Which one is better from a performance perspective? My guess is the second one since its DFA will have a smaller number of states.
Both of the expressions have the same number of states in the minimal DFA, and their DFAs matches the same "language" (in theoretical sense).
Regardless of the number of states in the DFA, the performance is theoretically the same, since you will traverse through the states deterministically as you feed the input to the automaton.
In practice, there might be difference due to cache miss, which may happen more often when there are more states. However, unless you are working on the regex engine, I can't think of any good reason to spend time doing black-box optimization.
Is there a general purpose programming language whose built-in regex compiler will reduce the given regex into the minimal DFA?
Go (re2) and Haskell has engines that converts regex into DFA. I don't know whether the DFA is minimal or not, though.
Since POSIX ERE doesn't support back-reference (back-reference is different from reference to capturing group in replacement), it is possible to write an engine for POSIX ERE that runs on DFA or efficient NFA-simulation. However, since the standard doesn't mandate such implementation as long as the result is correct (match the left-most longest string), the implementation can exhaustively search for all strings that matches the regex on an NFA backtracking engine.
However, at least GNU egrep seems to implements POSIX ERE with DFA (based on the file name dfa.c
).
For your information, there are 3 approaches to implement a regular expression matching:
- DFA
- NFA-simulation algorithm
- NFA backtracking
For more details, this article (cited in this question) explains:
- For (theoretical) regular expression, there exists efficient NFA simulation algorithm with sub-match tracking (capturing group).
- Why backtracking engine is so prominent (e.g. Java, Python, Perl2, ...)
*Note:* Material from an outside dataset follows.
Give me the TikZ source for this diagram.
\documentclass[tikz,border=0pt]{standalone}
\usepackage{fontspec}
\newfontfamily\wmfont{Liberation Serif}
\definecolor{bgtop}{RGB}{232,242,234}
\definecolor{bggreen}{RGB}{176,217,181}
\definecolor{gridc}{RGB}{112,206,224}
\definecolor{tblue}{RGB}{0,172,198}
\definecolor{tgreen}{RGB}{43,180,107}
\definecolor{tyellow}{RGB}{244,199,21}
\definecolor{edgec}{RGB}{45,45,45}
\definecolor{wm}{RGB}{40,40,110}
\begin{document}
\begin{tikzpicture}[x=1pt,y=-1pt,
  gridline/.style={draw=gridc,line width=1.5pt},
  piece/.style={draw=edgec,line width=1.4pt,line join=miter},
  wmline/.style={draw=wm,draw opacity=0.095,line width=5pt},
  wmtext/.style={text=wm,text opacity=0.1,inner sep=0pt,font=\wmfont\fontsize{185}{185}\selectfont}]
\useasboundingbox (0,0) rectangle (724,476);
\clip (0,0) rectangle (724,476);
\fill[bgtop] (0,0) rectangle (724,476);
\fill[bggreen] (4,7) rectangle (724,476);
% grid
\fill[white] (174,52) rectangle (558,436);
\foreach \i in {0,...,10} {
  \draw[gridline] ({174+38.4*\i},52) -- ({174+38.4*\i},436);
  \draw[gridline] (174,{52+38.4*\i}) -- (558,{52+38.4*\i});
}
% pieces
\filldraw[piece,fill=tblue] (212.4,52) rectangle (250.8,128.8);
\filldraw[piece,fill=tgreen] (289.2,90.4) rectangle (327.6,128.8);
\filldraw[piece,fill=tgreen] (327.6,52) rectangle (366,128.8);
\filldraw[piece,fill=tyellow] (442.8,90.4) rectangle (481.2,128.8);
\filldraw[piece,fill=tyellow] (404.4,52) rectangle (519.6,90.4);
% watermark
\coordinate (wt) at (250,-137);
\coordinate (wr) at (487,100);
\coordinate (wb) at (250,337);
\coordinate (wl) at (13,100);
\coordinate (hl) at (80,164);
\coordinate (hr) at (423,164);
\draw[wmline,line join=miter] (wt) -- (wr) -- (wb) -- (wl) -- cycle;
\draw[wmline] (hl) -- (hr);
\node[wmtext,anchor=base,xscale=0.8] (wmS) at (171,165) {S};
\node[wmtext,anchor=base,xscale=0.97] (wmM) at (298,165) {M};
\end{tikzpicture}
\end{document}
2: Perl implements a backtracking engine with memoization.
- Backtracking engine may take exponential time on the length of input, while Thompson's NFA simulation algorithm takes O(mn) time where m is the length of the regular expression and n is the length of input.
- The most efficient algorithm to match (ir)regular expression with backreference currently known is backtracking approach. Therefore, some engines decide not to support backreference to increase efficiency in matching.
- Backtracking engines (even with memoization) are slower than Thompson's NFA simulation algorithm.
By the way, re2 engine (mentioned above) includes implementation of DFA-based and NFA-based (efficient simulation) matching algorithm.